Goal: Quote from the first line below through the line that contains "(0,0) rectangle (1175,1535);", both included, and leave the pictures out.

Source material:
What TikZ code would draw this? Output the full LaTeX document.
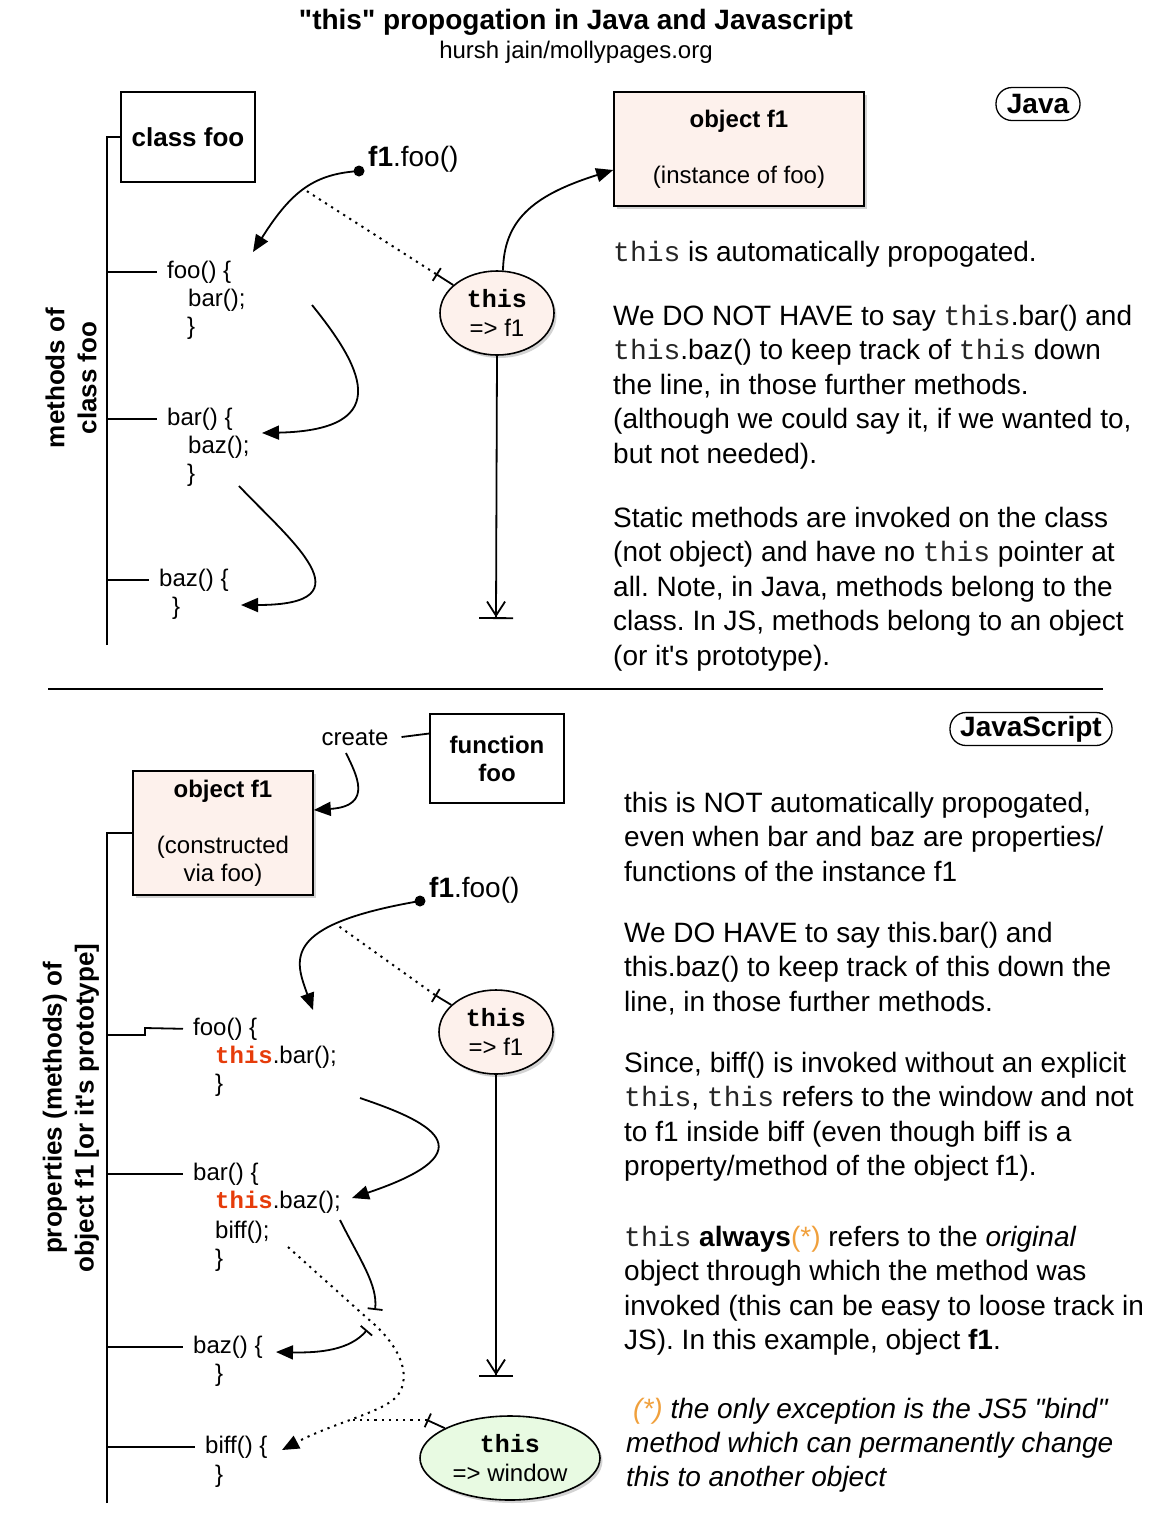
\documentclass[tikz,border=0pt]{standalone}
\usepackage{fontspec}
\setmainfont{Liberation Sans}
\setsansfont{Liberation Sans}
\setmonofont{Liberation Mono}
\usetikzlibrary{arrows.meta,shapes.geometric,shadows}
\frenchspacing
\definecolor{pinkfill}{RGB}{253,241,236}
\definecolor{greenfill}{RGB}{232,250,226}
\definecolor{codered}{RGB}{230,60,10}
\definecolor{orng}{RGB}{240,160,60}
\newcommand\tth[1]{{\ttfamily\color{black!85}#1}}
\newcommand\cth{{\ttfamily\bfseries\color{codered}this}}
\tikzset{
  lw/.style={line width=1.8pt},
  box/.style={draw, line width=1.6pt, inner sep=0pt, align=center},
  objbox/.style={box, fill=pinkfill, drop shadow={shadow xshift=2.5pt, shadow yshift=-3pt, opacity=0.35}},
  thisell/.style={ellipse, draw, line width=1.6pt, fill=pinkfill, inner sep=0pt,
    minimum width=114pt, minimum height=84pt, align=center,
    font=\fontsize{24}{29}\selectfont,
    drop shadow={shadow xshift=2.5pt, shadow yshift=-3pt, opacity=0.35}},
  body/.style={anchor=base west, inner sep=0pt, font=\fontsize{28}{34.5}\selectfont},
  code/.style={anchor=base west, inner sep=0pt, font=\fontsize{24}{28}\selectfont},
  arr/.style={lw, -{Triangle[length=17pt,width=14pt]}},
  dots/.style={line width=2pt, dash pattern=on 2.2pt off 5pt},
  tag/.style={draw, line width=1.3pt, rounded corners=16pt, inner sep=0pt,
    minimum height=33pt, font=\fontsize{28}{30}\selectfont\bfseries},
  ground/.style={lw, -{Straight Barb[length=14pt,width=18pt] Bar[width=34pt]}},
  tstart/.style={lw, {Bar[width=15pt]}-},
  dotnode/.style={circle, fill=black, inner sep=0pt, minimum size=11pt}
}
\begin{document}
\begin{tikzpicture}[x=1pt,y=-1pt]
\useasboundingbox (0,0) rectangle (1175,1535);

% ---------- title ----------
\node[inner sep=0pt, font=\fontsize{28}{30}\selectfont\bfseries] (title) at (576,22) {\textquotedbl this\textquotedbl{} propogation in Java and Javascript};
\node[inner sep=0pt, font=\fontsize{24}{28}\selectfont] (subtitle) at (576,52) {hursh jain/mollypages.org};

% ================= JAVA =================
\node[tag, minimum width=84pt] (javatag) at (1038,104) {Java};
\node[box, minimum width=134pt, minimum height=90pt, font=\fontsize{26}{30}\selectfont\bfseries] (jcls) at (188,137) {class foo};
\node[objbox, minimum width=250pt, minimum height=114pt, font=\fontsize{24}{28}\selectfont] (jobj) at (739,149) {\textbf{object f1}\\[28pt](instance of foo)};

% spine
\coordinate (jspT) at (107,137);
\coordinate (jspB) at (107,645);
\draw[lw] (jspB) -- (jspT) -- (jcls.west);
\node[rotate=90, align=center, inner sep=0pt, font=\fontsize{26}{32}\selectfont\bfseries] (jlab) at (71,378) {methods of\\class foo};

% code
\node[code] (jfoo) at (167,278) {foo() \{};
\node[code] (jfoo2) at (188,306) {bar();};
\node[code] (jfoo3) at (187,334) {\}};
\node[code] (jbar) at (167,425) {bar() \{};
\node[code] (jbar2) at (188,453) {baz();};
\node[code] (jbar3) at (187,481) {\}};
\node[code] (jbaz) at (159,586) {baz() \{};
\node[code] (jbaz2) at (172,614) {\}};
\draw[lw] (jfoo.west -| jspT) -- ([xshift=-10pt]jfoo.west);
\draw[lw] (jbar.west -| jspT) -- ([xshift=-10pt]jbar.west);
\draw[lw] (jbaz.west -| jspT) -- ([xshift=-10pt]jbaz.west);

% call
\node[dotnode] (jdot) at (359,171) {};
\node[anchor=base west, inner sep=0pt, font=\fontsize{28}{30}\selectfont] (jcall) at (368,166) {\textbf{f1}.foo()};
\node[thisell] (jthis) at (497,313) {{\fontsize{25}{29}\ttfamily\bfseries this}\\=> f1};

\coordinate (ja1) at (253,252);
\draw[arr] (jdot.center) .. controls (315,174) and (292,190) .. coordinate[pos=0.5] (jc) (ja1);
\coordinate (jtb) at (436,274);
\draw[tstart] (jtb) -- (jthis);
\draw[dots] (jtb) -- (jc);

\draw[arr] (jthis.82) .. controls (504,222) and (530,196) .. ([yshift=-21pt]jobj.west);
\coordinate (jgnd) at (496,619);
\draw[ground] (jthis.south) -- (jgnd);

\coordinate (jb2s) at (312,305);
\coordinate (ja2) at (262,433);
\draw[arr] (jb2s) .. controls (358,362) and (400,430) .. (ja2);
\coordinate (jb3s) at (239,486);
\coordinate (ja3) at (241,605);
\draw[arr] (jb3s) .. controls (290,540) and (372,605) .. (ja3);

% Java text
\node[body] (j1) at (613,261) {\tth{this} is automatically propogated.};
\node[body] (j2) at (613,325) {We DO NOT HAVE to say \tth{this}.bar() and};
\node[body] (j3) at (613,359.5) {\tth{this}.baz() to keep track of \tth{this} down};
\node[body] (j4) at (613,394) {the line, in those further methods.};
\node[body] (j5) at (613,428.5) {(although we could say it, if we wanted to,};
\node[body] (j6) at (613,463) {but not needed).};
\node[body] (j7) at (613,527) {Static methods are invoked on the class};
\node[body] (j8) at (613,561.5) {(not object) and have no \tth{this} pointer at};
\node[body] (j9) at (613,596) {all. Note, in Java, methods belong to the};
\node[body] (j10) at (613,630.5) {class. In JS, methods belong to an object};
\node[body] (j11) at (613,665) {(or it\textquotesingle s prototype).};

% separator
\draw[line width=1.6pt] (48,689) -- (1103,689);

% ================= JAVASCRIPT =================
\node[tag, minimum width=162pt] (jstag) at (1031,729) {JavaScript};
\node[box, minimum width=134pt, minimum height=89pt, font=\fontsize{24}{28}\selectfont\bfseries] (jsfunc) at (497,758.5) {function\\foo};
\node[objbox, minimum width=180pt, minimum height=124pt, font=\fontsize{24}{28}\selectfont] (jsobj) at (223,833) {\textbf{object f1}\\[28pt](constructed\\via foo)};
\node[inner sep=0pt, font=\fontsize{24}{28}\selectfont] (create) at (355,738) {create};
\draw[lw] ([xshift=13pt,yshift=1pt]create.east) -- ([yshift=25pt]jsfunc.west);
\coordinate (crs) at (346,753);
\draw[arr] (crs) .. controls (356,774) and (374,806) .. ([yshift=23pt]jsobj.east);

% spine
\coordinate (jsspT) at (107,833);
\coordinate (jsspB) at (107,1503);
\draw[lw] (jsspB) -- (jsspT) -- (jsobj.west |- jsspT);
\node[rotate=90, align=center, inner sep=0pt, font=\fontsize{26}{32}\selectfont\bfseries] (jslab) at (71,1108) {properties (methods) of\\object f1 [or it\textquotesingle s prototype]};

% code
\node[code] (sfoo) at (193,1035) {foo() \{};
\node[code] (sfoo2) at (215,1063) {\cth.bar();};
\node[code] (sfoo3) at (215,1091) {\}};
\node[code] (sbar) at (193,1180) {bar() \{};
\node[code] (sbar2) at (215,1208) {\cth.baz();};
\node[code] (sbar3) at (215,1238) {biff();};
\node[code] (sbar4) at (215,1266) {\}};
\node[code] (sbaz) at (193,1353) {baz() \{};
\node[code] (sbaz2) at (215,1381) {\}};
\node[code] (sbiff) at (205,1453) {biff() \{};
\node[code] (sbiff2) at (215,1482) {\}};
\draw[lw] (107,1035) -- (145,1035) -- (145,1028) -- ([xshift=-10pt]sfoo.west);
\draw[lw] (sbar.west -| jsspT) -- ([xshift=-10pt]sbar.west);
\draw[lw] (sbaz.west -| jsspT) -- ([xshift=-10pt]sbaz.west);
\draw[lw] (sbiff.west -| jsspT) -- ([xshift=-10pt]sbiff.west);

% call
\node[dotnode] (jsdot) at (420,901) {};
\node[anchor=base west, inner sep=0pt, font=\fontsize{28}{30}\selectfont] (jscall) at (429,897) {\textbf{f1}.foo()};
\node[thisell] (jsthis) at (496,1032) {{\fontsize{25}{29}\ttfamily\bfseries this}\\=> f1};
\coordinate (sa1) at (313,1010);
\draw[arr] (jsdot.center) .. controls (280,925) and (295,960) .. coordinate[pos=0.28] (jsc) (sa1);
\coordinate (jstb) at (435,995);
\draw[tstart] (jstb) -- (jsthis);
\draw[dots] (jstb) -- (jsc);
\coordinate (jsgnd) at (496,1377);
\draw[ground] (jsthis.south) -- (jsgnd);

% foo -> bar
\coordinate (sb2s) at (360,1098);
\coordinate (sa2) at (352,1198);
\draw[arr] (sb2s) .. controls (425,1120) and (495,1150) .. (sa2);
% bar -> baz (broken)
\coordinate (sb3s) at (340,1220);
\coordinate (sb3e) at (375,1310);
\draw[lw, -{Bar[width=15pt]}] (sb3s) .. controls (360,1260) and (378,1285) .. (sb3e);
\coordinate (sb3t) at (367,1330);
\coordinate (sa3) at (276,1352);
\draw[lw, {Bar[width=15pt]}-{Triangle[length=17pt,width=14pt]}] (sb3t) .. controls (350,1350) and (320,1353) .. (sa3);
% biff dotted
\coordinate (sb4s) at (288,1247);
\coordinate (sb4m) at (367,1318);
\coordinate (sa4) at (282,1450);
\draw[dots, -{Triangle[length=17pt,width=14pt]}] (sb4s) -- (sb4m) .. controls (400,1345) and (412,1375) .. (398,1395) .. controls (385,1412) and (335,1422) .. (sa4);

% window
\node[thisell, fill=greenfill, minimum width=180pt] (win) at (510,1458) {{\fontsize{25}{29}\ttfamily\bfseries this}\\=> window};
\coordinate (wtb) at (427,1420);
\coordinate (wjoin) at (352,1420);
\draw[tstart] (wtb) -- (win);
\draw[dots] (wtb) -- (wjoin);

% JS text
\node[body] (s1) at (624,812) {this is NOT automatically propogated,};
\node[body] (s2) at (624,846.5) {even when bar and baz are properties/};
\node[body] (s3) at (624,881) {functions of the instance f1};
\node[body] (s4) at (624,942) {We DO HAVE to say this.bar() and};
\node[body] (s5) at (624,976.5) {this.baz() to keep track of this down the};
\node[body] (s6) at (624,1011) {line, in those further methods.};
\node[body] (s7) at (624,1072) {Since, biff() is invoked without an explicit};
\node[body] (s8) at (624,1106.5) {\tth{this}, \tth{this} refers to the window and not};
\node[body] (s9) at (624,1141) {to f1 inside biff (even though biff is a};
\node[body] (s10) at (624,1175.5) {property/method of the object f1).};
\node[body] (s11) at (624,1246) {\tth{this} \textbf{always}\textcolor{orng}{(*)} refers to the \textit{original}};
\node[body] (s12) at (624,1280.5) {object through which the method was};
\node[body] (s13) at (624,1315) {invoked (this can be easy to loose track in};
\node[body] (s14) at (624,1349.5) {JS). In this example, object \textbf{f1}.};
\node[body] (s15) at (633,1418) {\textit{\textcolor{orng}{(*)} the only exception is the JS5 \textquotedbl bind\textquotedbl}};
\node[body] (s16) at (626,1452) {\textit{method which can permanently change}};
\node[body] (s17) at (626,1486) {\textit{this to another object}};
\end{tikzpicture}
\end{document}
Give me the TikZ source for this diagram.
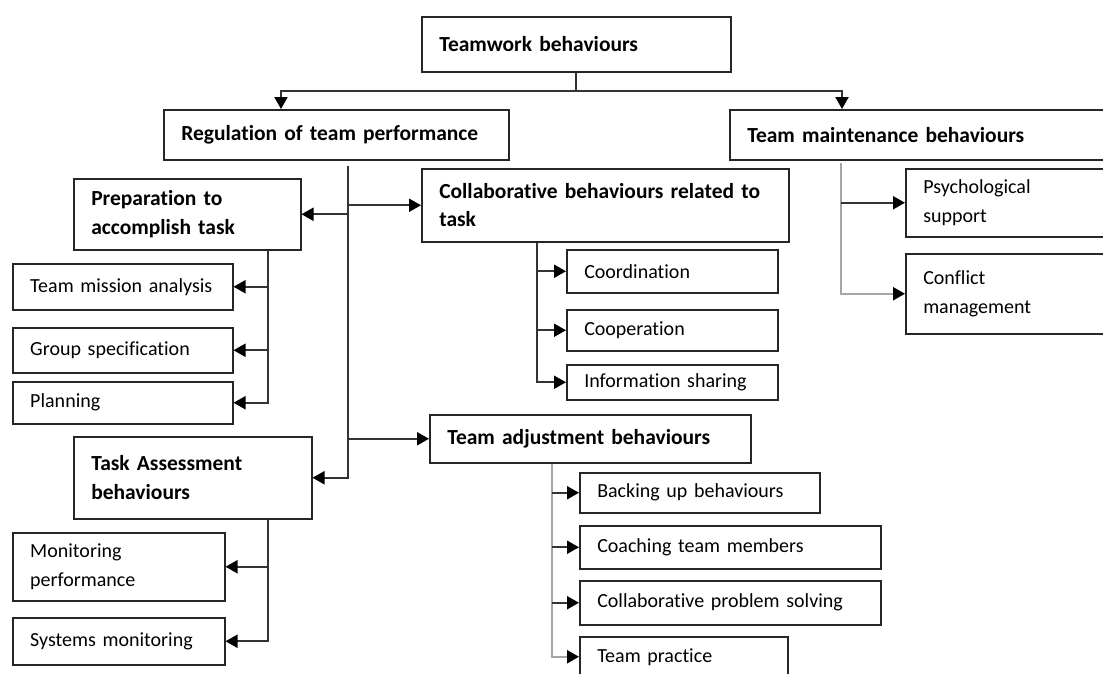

Solution for this problem:
What TikZ code would draw this? Output the full LaTeX document.
\documentclass[tikz,border=0pt]{standalone}
\usepackage{fontspec}
\setmainfont{Liberation Sans}
\setsansfont{Liberation Sans}
\setmonofont{Liberation Mono}
\usetikzlibrary{arrows.meta,shapes.geometric,shadows}
\frenchspacing
\definecolor{pinkfill}{RGB}{253,241,236}
\definecolor{greenfill}{RGB}{232,250,226}
\definecolor{codered}{RGB}{230,60,10}
\definecolor{orng}{RGB}{240,160,60}
\newcommand\tth[1]{{\ttfamily\color{black!85}#1}}
\newcommand\cth{{\ttfamily\bfseries\color{codered}this}}
\tikzset{
  lw/.style={line width=1.8pt},
  box/.style={draw, line width=1.6pt, inner sep=0pt, align=center},
  objbox/.style={box, fill=pinkfill, drop shadow={shadow xshift=2.5pt, shadow yshift=-3pt, opacity=0.35}},
  thisell/.style={ellipse, draw, line width=1.6pt, fill=pinkfill, inner sep=0pt,
    minimum width=114pt, minimum height=84pt, align=center,
    font=\fontsize{24}{29}\selectfont,
    drop shadow={shadow xshift=2.5pt, shadow yshift=-3pt, opacity=0.35}},
  body/.style={anchor=base west, inner sep=0pt, font=\fontsize{28}{34.5}\selectfont},
  code/.style={anchor=base west, inner sep=0pt, font=\fontsize{24}{28}\selectfont},
  arr/.style={lw, -{Triangle[length=17pt,width=14pt]}},
  dots/.style={line width=2pt, dash pattern=on 2.2pt off 5pt},
  tag/.style={draw, line width=1.3pt, rounded corners=16pt, inner sep=0pt,
    minimum height=33pt, font=\fontsize{28}{30}\selectfont\bfseries},
  ground/.style={lw, -{Straight Barb[length=14pt,width=18pt] Bar[width=34pt]}},
  tstart/.style={lw, {Bar[width=15pt]}-},
  dotnode/.style={circle, fill=black, inner sep=0pt, minimum size=11pt}
}
\begin{document}
\begin{tikzpicture}[x=1pt,y=-1pt]
\useasboundingbox (0,0) rectangle (1175,1535);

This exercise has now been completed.